[Source code of charts]
::::

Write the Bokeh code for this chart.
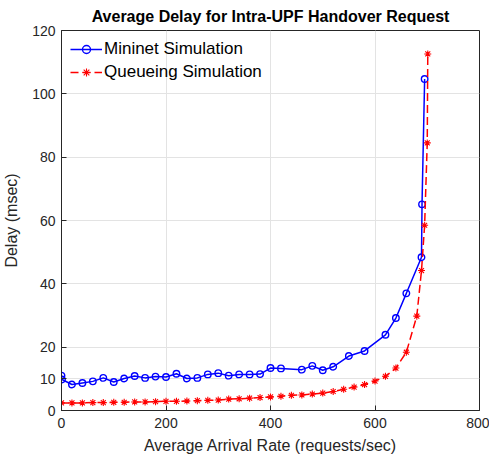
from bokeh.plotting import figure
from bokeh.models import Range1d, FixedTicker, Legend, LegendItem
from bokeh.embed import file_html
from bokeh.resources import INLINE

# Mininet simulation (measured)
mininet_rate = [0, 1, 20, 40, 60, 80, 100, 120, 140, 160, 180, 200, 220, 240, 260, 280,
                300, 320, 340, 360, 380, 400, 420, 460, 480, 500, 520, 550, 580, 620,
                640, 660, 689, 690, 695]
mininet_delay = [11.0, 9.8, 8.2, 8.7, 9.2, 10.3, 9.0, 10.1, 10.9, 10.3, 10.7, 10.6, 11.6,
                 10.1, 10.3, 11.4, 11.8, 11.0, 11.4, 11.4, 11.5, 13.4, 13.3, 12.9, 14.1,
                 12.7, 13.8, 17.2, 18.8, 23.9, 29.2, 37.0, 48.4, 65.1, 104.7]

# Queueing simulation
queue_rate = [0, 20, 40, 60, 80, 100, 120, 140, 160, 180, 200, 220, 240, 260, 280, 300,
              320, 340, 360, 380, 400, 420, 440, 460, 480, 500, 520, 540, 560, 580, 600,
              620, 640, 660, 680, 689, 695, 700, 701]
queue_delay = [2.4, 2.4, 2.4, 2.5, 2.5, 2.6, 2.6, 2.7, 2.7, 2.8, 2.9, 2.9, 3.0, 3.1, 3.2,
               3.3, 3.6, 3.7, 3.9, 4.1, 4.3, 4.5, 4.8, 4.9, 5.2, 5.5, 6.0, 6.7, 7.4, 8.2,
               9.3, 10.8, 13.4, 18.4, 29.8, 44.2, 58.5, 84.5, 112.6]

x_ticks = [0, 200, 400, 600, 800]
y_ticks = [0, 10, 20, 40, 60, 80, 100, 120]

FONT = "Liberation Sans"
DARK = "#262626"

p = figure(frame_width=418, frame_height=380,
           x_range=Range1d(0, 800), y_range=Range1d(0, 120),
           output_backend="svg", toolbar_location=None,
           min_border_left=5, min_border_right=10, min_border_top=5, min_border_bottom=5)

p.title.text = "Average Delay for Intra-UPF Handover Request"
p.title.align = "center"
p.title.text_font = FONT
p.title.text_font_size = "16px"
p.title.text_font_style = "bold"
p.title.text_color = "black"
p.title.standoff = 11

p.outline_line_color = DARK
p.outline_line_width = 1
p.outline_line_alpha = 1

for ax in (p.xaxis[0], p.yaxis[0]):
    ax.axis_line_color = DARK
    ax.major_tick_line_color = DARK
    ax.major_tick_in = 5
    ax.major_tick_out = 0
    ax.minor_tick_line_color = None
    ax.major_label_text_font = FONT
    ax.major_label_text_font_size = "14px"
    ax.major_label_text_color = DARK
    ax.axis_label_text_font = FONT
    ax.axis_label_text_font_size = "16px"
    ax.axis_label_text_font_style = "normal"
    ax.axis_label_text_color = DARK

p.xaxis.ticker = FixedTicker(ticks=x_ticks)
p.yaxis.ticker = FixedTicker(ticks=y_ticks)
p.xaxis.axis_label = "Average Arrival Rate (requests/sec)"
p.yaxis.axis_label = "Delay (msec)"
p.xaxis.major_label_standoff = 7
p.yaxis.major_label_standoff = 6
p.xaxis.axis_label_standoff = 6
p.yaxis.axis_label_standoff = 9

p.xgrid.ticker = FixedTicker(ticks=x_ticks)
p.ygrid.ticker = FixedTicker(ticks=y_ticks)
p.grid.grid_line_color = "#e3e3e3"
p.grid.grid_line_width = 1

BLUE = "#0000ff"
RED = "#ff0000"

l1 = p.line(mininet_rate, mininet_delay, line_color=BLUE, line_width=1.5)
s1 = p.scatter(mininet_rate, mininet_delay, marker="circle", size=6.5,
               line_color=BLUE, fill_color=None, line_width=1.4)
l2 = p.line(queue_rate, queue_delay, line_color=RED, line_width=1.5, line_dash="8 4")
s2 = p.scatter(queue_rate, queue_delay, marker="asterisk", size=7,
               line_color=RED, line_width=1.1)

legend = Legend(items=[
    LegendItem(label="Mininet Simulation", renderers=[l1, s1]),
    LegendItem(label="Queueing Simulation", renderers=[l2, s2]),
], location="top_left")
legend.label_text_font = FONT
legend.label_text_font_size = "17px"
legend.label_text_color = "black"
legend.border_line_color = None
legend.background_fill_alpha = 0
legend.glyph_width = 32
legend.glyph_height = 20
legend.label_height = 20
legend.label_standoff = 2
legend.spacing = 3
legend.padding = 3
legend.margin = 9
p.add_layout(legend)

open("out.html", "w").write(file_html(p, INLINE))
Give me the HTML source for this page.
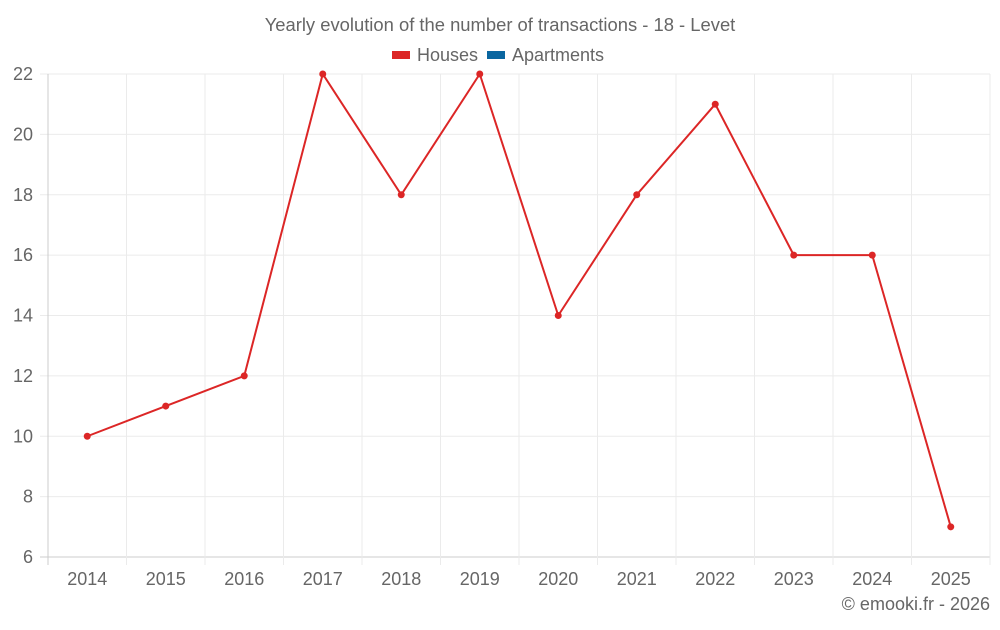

::::

=== What is required ===
Give every record back exactly as it reads, with no images.

=== Complete answer ===
Write the Bokeh code for this chart.
from bokeh.plotting import figure
from bokeh.models import Range1d, FixedTicker, Legend, LegendItem
from bokeh.embed import file_html
from bokeh.resources import INLINE

# Mininet simulation (measured)
mininet_rate = [0, 1, 20, 40, 60, 80, 100, 120, 140, 160, 180, 200, 220, 240, 260, 280,
                300, 320, 340, 360, 380, 400, 420, 460, 480, 500, 520, 550, 580, 620,
                640, 660, 689, 690, 695]
mininet_delay = [11.0, 9.8, 8.2, 8.7, 9.2, 10.3, 9.0, 10.1, 10.9, 10.3, 10.7, 10.6, 11.6,
                 10.1, 10.3, 11.4, 11.8, 11.0, 11.4, 11.4, 11.5, 13.4, 13.3, 12.9, 14.1,
                 12.7, 13.8, 17.2, 18.8, 23.9, 29.2, 37.0, 48.4, 65.1, 104.7]

# Queueing simulation
queue_rate = [0, 20, 40, 60, 80, 100, 120, 140, 160, 180, 200, 220, 240, 260, 280, 300,
              320, 340, 360, 380, 400, 420, 440, 460, 480, 500, 520, 540, 560, 580, 600,
              620, 640, 660, 680, 689, 695, 700, 701]
queue_delay = [2.4, 2.4, 2.4, 2.5, 2.5, 2.6, 2.6, 2.7, 2.7, 2.8, 2.9, 2.9, 3.0, 3.1, 3.2,
               3.3, 3.6, 3.7, 3.9, 4.1, 4.3, 4.5, 4.8, 4.9, 5.2, 5.5, 6.0, 6.7, 7.4, 8.2,
               9.3, 10.8, 13.4, 18.4, 29.8, 44.2, 58.5, 84.5, 112.6]

x_ticks = [0, 200, 400, 600, 800]
y_ticks = [0, 10, 20, 40, 60, 80, 100, 120]

FONT = "Liberation Sans"
DARK = "#262626"

p = figure(frame_width=418, frame_height=380,
           x_range=Range1d(0, 800), y_range=Range1d(0, 120),
           output_backend="svg", toolbar_location=None,
           min_border_left=5, min_border_right=10, min_border_top=5, min_border_bottom=5)

p.title.text = "Average Delay for Intra-UPF Handover Request"
p.title.align = "center"
p.title.text_font = FONT
p.title.text_font_size = "16px"
p.title.text_font_style = "bold"
p.title.text_color = "black"
p.title.standoff = 11

p.outline_line_color = DARK
p.outline_line_width = 1
p.outline_line_alpha = 1

for ax in (p.xaxis[0], p.yaxis[0]):
    ax.axis_line_color = DARK
    ax.major_tick_line_color = DARK
    ax.major_tick_in = 5
    ax.major_tick_out = 0
    ax.minor_tick_line_color = None
    ax.major_label_text_font = FONT
    ax.major_label_text_font_size = "14px"
    ax.major_label_text_color = DARK
    ax.axis_label_text_font = FONT
    ax.axis_label_text_font_size = "16px"
    ax.axis_label_text_font_style = "normal"
    ax.axis_label_text_color = DARK

p.xaxis.ticker = FixedTicker(ticks=x_ticks)
p.yaxis.ticker = FixedTicker(ticks=y_ticks)
p.xaxis.axis_label = "Average Arrival Rate (requests/sec)"
p.yaxis.axis_label = "Delay (msec)"
p.xaxis.major_label_standoff = 7
p.yaxis.major_label_standoff = 6
p.xaxis.axis_label_standoff = 6
p.yaxis.axis_label_standoff = 9

p.xgrid.ticker = FixedTicker(ticks=x_ticks)
p.ygrid.ticker = FixedTicker(ticks=y_ticks)
p.grid.grid_line_color = "#e3e3e3"
p.grid.grid_line_width = 1

BLUE = "#0000ff"
RED = "#ff0000"

l1 = p.line(mininet_rate, mininet_delay, line_color=BLUE, line_width=1.5)
s1 = p.scatter(mininet_rate, mininet_delay, marker="circle", size=6.5,
               line_color=BLUE, fill_color=None, line_width=1.4)
l2 = p.line(queue_rate, queue_delay, line_color=RED, line_width=1.5, line_dash="8 4")
s2 = p.scatter(queue_rate, queue_delay, marker="asterisk", size=7,
               line_color=RED, line_width=1.1)

legend = Legend(items=[
    LegendItem(label="Mininet Simulation", renderers=[l1, s1]),
    LegendItem(label="Queueing Simulation", renderers=[l2, s2]),
], location="top_left")
legend.label_text_font = FONT
legend.label_text_font_size = "17px"
legend.label_text_color = "black"
legend.border_line_color = None
legend.background_fill_alpha = 0
legend.glyph_width = 32
legend.glyph_height = 20
legend.label_height = 20
legend.label_standoff = 2
legend.spacing = 3
legend.padding = 3
legend.margin = 9
p.add_layout(legend)

open("out.html", "w").write(file_html(p, INLINE))
Give me the HTML source for this page.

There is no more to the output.